According to a Dubai-based real estate analyst, who wished to remain unnamed, having stringent guidelines in place should make it easier to attract developers, whether they are specialist island developers or not.

"The master-developer will tell the sub-developer what they can and cannot do, what the coverage and density of the land is, and so on."

"The other challenges are mainly down to marketing, such as having good brand operators and a good sales network. Of course, the rest is about financial investment."

With The World being located 4km off Dubai's coastline, contractors are also set to face massive logistical challenges once work gets under way.

These include the daily movement of thousands of construction workers to the islands, together with tonnes of plant and machinery, as well has having experienced engineers on board.

On top of this will be infrastructure issues as well as getting sewage networks and utilities services in place.

Also, with 50% of the development having a targetted completion date of early 2010, contractors and their subcontractors will be under immense time pressure.

According to Philip Hocking, a senior design manager with Bovis Lend Lease, an island project of this nature could require two to three times more the amount of time it would take to complete a mainland project.

"One of the challenges will be housing the labour force - will they ship them out there every day or are they going to build camps?
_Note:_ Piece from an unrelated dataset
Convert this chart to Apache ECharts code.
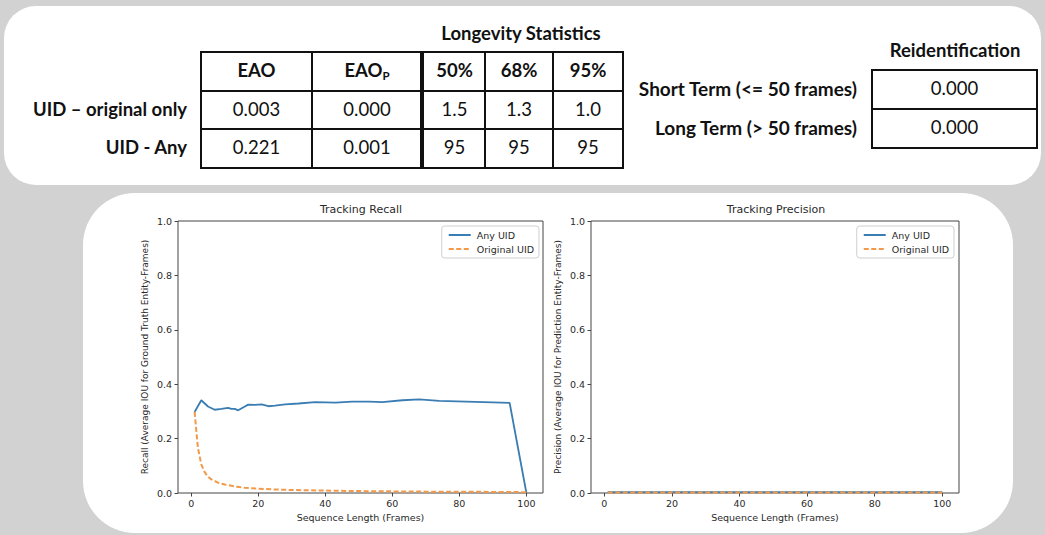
<!DOCTYPE html>
<html>
<head>
<meta charset="utf-8">
<script src="https://cdn.jsdelivr.net/npm/echarts@6/dist/echarts.min.js"></script>
<style>
  html, body { margin:0; padding:0; }
  body { width:1045px; height:535px; background:#d3d2d3; position:relative; overflow:hidden; font-family: Lato, "Open Sans", sans-serif; color:#111; }
  .panel { position:absolute; background:#fff; }
  .ln { position:absolute; background:#111; }
  .txt { position:absolute; white-space:nowrap; line-height:1; }
  #chart { position:absolute; left:0; top:0; width:1045px; height:535px; }
</style>
</head>
<body>
<div class="panel" style="left:4px;top:6px;width:1037px;height:179px;border-radius:32px;"></div>
<div class="panel" style="left:83px;top:193px;width:930px;height:340px;border-radius:52px;"></div>
<div id="tables"></div>
<div id="chart"></div>
<script>
// ---------------- data ----------------
const longevityTitle = 'Longevity Statistics';
const longevityHeaders = ['EAO', 'EAO_P', '50%', '68%', '95%'];
const longevityRowLabels = ['UID – original only', 'UID - Any'];
const longevityRow1 = ['0.003', '0.000', '1.5', '1.3', '1.0'];
const longevityRow2 = ['0.221', '0.001', '95', '95', '95'];

const reidTitle = 'Reidentification';
const reidLabels = ['Short Term (<= 50 frames)', 'Long Term (> 50 frames)'];
const reidValues = ['0.000', '0.000'];

const seriesNames = ['Any UID', 'Original UID'];

// Tracking Recall
const recallAnyX = [1, 3, 5, 7, 9, 11, 12, 13, 14, 16, 17, 19, 21, 23, 25, 28, 32, 37, 43, 48, 53, 57, 63, 68, 74, 82, 90, 95, 100];
const recallAnyY = [0.298, 0.341, 0.318, 0.306, 0.309, 0.313, 0.309, 0.309, 0.304, 0.318, 0.325, 0.324, 0.326, 0.319, 0.321, 0.326, 0.329, 0.334, 0.332, 0.336, 0.336, 0.334, 0.341, 0.344, 0.339, 0.336, 0.333, 0.331, 0.0];
const recallOrigX = [1, 2, 3, 4, 5, 6, 8, 10, 13, 16, 20, 25, 30, 40, 50, 60, 70, 80, 90, 100];
const recallOrigY = [0.298, 0.165, 0.105, 0.077, 0.060, 0.050, 0.038, 0.031, 0.024, 0.019, 0.016, 0.013, 0.011, 0.009, 0.007, 0.006, 0.005, 0.005, 0.004, 0.003];

// Tracking Precision
const precAnyX = [1, 20, 40, 60, 80, 100];
const precAnyY = [0.003, 0.003, 0.003, 0.003, 0.003, 0.003];
const precOrigX = [1, 20, 40, 60, 80, 100];
const precOrigY = [0.002, 0.002, 0.002, 0.002, 0.002, 0.002];

const xTicks = [0, 20, 40, 60, 80, 100];

// ---------------- tables (HTML) ----------------
(function buildTables() {
  const root = document.getElementById('tables');
  function line(x, y, w, h) {
    const d = document.createElement('div');
    d.className = 'ln';
    d.style.left = x + 'px'; d.style.top = y + 'px';
    d.style.width = w + 'px'; d.style.height = h + 'px';
    root.appendChild(d);
  }
  function text(str, cx, cy, align, opts) {
    const d = document.createElement('div');
    d.className = 'txt';
    if (str.indexOf('_') >= 0) {
      const p = str.split('_');
      d.innerHTML = p[0] + '<span style="font-size:0.62em;vertical-align:-0.25em">' + p[1] + '</span>';
    } else d.textContent = str;
    d.style.fontSize = opts.size + 'px';
    d.style.fontWeight = opts.bold ? '700' : '400';
    d.style.top = (cy - opts.size * 0.55) + 'px';
    if (align === 'center') { d.style.left = cx + 'px'; d.style.transform = 'translateX(-50%)'; }
    else { d.style.right = (1045 - cx) + 'px'; }
    root.appendChild(d);
  }
  // main table
  const X = [201, 312, 422, 485, 553, 623];
  const Y = [52, 91, 129, 168];
  for (let i = 0; i < X.length; i++) {
    const w = (i === 2) ? 4 : 2;
    line(X[i] - w / 2, Y[0] - 1, w, Y[3] - Y[0] + 2);
  }
  for (let j = 0; j < Y.length; j++) line(X[0] - 1, Y[j] - 1, X[5] - X[0] + 2, 2);
  text(longevityTitle, 521, 34, 'center', {size: 18.5, bold: true});
  const rows = [longevityHeaders, longevityRow1, longevityRow2];
  for (let r = 0; r < 3; r++) {
    for (let c = 0; c < 5; c++) {
      const cx = (X[c] + X[c + 1]) / 2 + (c === 2 ? 1 : 0);
      const cy = (Y[r] + Y[r + 1]) / 2;
      text(rows[r][c], cx, cy, 'center', {size: 18.5, bold: r === 0});
    }
  }
  for (let r = 0; r < 2; r++) {
    text(longevityRowLabels[r], 187, (Y[r + 1] + Y[r + 2]) / 2, 'right', {size: 18.5, bold: true});
  }
  // reidentification table
  const RX = [872, 1037];
  const RY = [70, 109, 148];
  line(RX[0] - 1, RY[0] - 1, 2, RY[2] - RY[0] + 2);
  line(RX[1] - 1, RY[0] - 1, 2, RY[2] - RY[0] + 2);
  for (let j = 0; j < RY.length; j++) line(RX[0] - 1, RY[j] - 1, RX[1] - RX[0] + 2, 2);
  text(reidTitle, 955, 51, 'center', {size: 18.5, bold: true});
  for (let r = 0; r < 2; r++) {
    const cy = (RY[r] + RY[r + 1]) / 2;
    text(reidLabels[r], 857, cy, 'right', {size: 19, bold: true});
    text(reidValues[r], (RX[0] + RX[1]) / 2, cy, 'center', {size: 18.5, bold: false});
  }
})();

// ---------------- charts ----------------
const zip = (xs, ys) => xs.map((x, i) => [x, ys[i]]);
const BLUE = '#3a7db3';
const ORANGE = '#f2994a';
const FONT = 'DejaVu Sans';
const TXT = '#2a2a2a';

function xAxis(gi) {
  return {
    type: 'value', gridIndex: gi, min: -3.95, max: 104.95,
    name: 'Sequence Length (Frames)', nameLocation: 'middle', nameGap: 19,
    nameTextStyle: {fontFamily: FONT, fontSize: 9.5, color: TXT},
    axisLine: {show: false, onZero: false},
    axisTick: {show: true, length: 3.5, lineStyle: {color: '#444'}, customValues: xTicks},
    axisLabel: {fontFamily: FONT, fontSize: 9.5, color: TXT, margin: 5, customValues: xTicks},
    splitLine: {show: false}
  };
}
function yAxis(gi, name) {
  return {
    type: 'value', gridIndex: gi, min: 0, max: 1, interval: 0.2,
    name: name, nameLocation: 'middle', nameGap: 29, nameRotate: 90,
    nameTextStyle: {fontFamily: FONT, fontSize: 9, color: TXT},
    axisLine: {show: false, onZero: false},
    axisTick: {show: true, length: 3.5, lineStyle: {color: '#444'}},
    axisLabel: {fontFamily: FONT, fontSize: 9.5, color: TXT, margin: 6, formatter: v => v.toFixed(1)},
    splitLine: {show: false}
  };
}
function lineSeries(name, xs, ys, gi, color, dashed) {
  return {
    type: 'line', name: name, xAxisIndex: gi, yAxisIndex: gi,
    data: zip(xs, ys), symbol: 'none', smooth: false, animation: false,
    lineStyle: {color: color, width: dashed ? 2 : 1.8, type: dashed ? [5, 2.5] : 'solid'},
    itemStyle: {color: color}, z: dashed ? 3 : 2
  };
}
function legend(right) {
  return {
    orient: 'vertical', right: right, top: 226, data: seriesNames,
    backgroundColor: '#fff', borderColor: '#cfcfcf', borderWidth: 1, borderRadius: 3,
    padding: [4, 5, 4, 6], itemGap: 4, itemWidth: 22, itemHeight: 9,
    itemStyle: {opacity: 0},
    textStyle: {fontFamily: FONT, fontSize: 9.5, color: TXT, padding: [0, 0, 0, 1]},
    selectedMode: false
  };
}

const chart = echarts.init(document.getElementById('chart'), null, {renderer: 'svg'});
chart.setOption({
  animation: false,
  backgroundColor: 'transparent',
  title: [
    {text: 'Tracking Recall', left: 361, top: 204, textAlign: 'center', padding: 0,
     textStyle: {fontFamily: FONT, fontSize: 11, fontWeight: 'normal', color: TXT}},
    {text: 'Tracking Precision', left: 776, top: 204, textAlign: 'center', padding: 0,
     textStyle: {fontFamily: FONT, fontSize: 11, fontWeight: 'normal', color: TXT}}
  ],
  grid: [
    {left: 178, top: 221, width: 365, height: 272, show: true, borderColor: '#444', borderWidth: 1, backgroundColor: 'transparent'},
    {left: 591, top: 221, width: 368, height: 272, show: true, borderColor: '#444', borderWidth: 1, backgroundColor: 'transparent'}
  ],
  xAxis: [xAxis(0), xAxis(1)],
  yAxis: [
    yAxis(0, 'Recall (Average IOU for Ground Truth Entity-Frames)'),
    yAxis(1, 'Precision (Average IOU for Prediction Entity-Frames)')
  ],
  legend: [legend(506), legend(91)],
  series: [
    lineSeries(seriesNames[0], recallAnyX, recallAnyY, 0, BLUE, false),
    lineSeries(seriesNames[1], recallOrigX, recallOrigY, 0, ORANGE, true),
    lineSeries(seriesNames[0], precAnyX, precAnyY, 1, BLUE, false),
    lineSeries(seriesNames[1], precOrigX, precOrigY, 1, ORANGE, true)
  ]
});
</script>
</body>
</html>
If they do build camps, then they'll have issues with infrastructure," he said.

"Then there's the delivery time for materials and machinery and the storage space needed on the island, which could be limited."

Ambitious though island projects are, careful consideration will need to go into every element of post-reclamation construction for the product to be successful.

"We want to make good decisions now with the resources we have available, and are planning things very carfully," said Kathy Cusack, planning and design manager - Waterfront, Nakheel.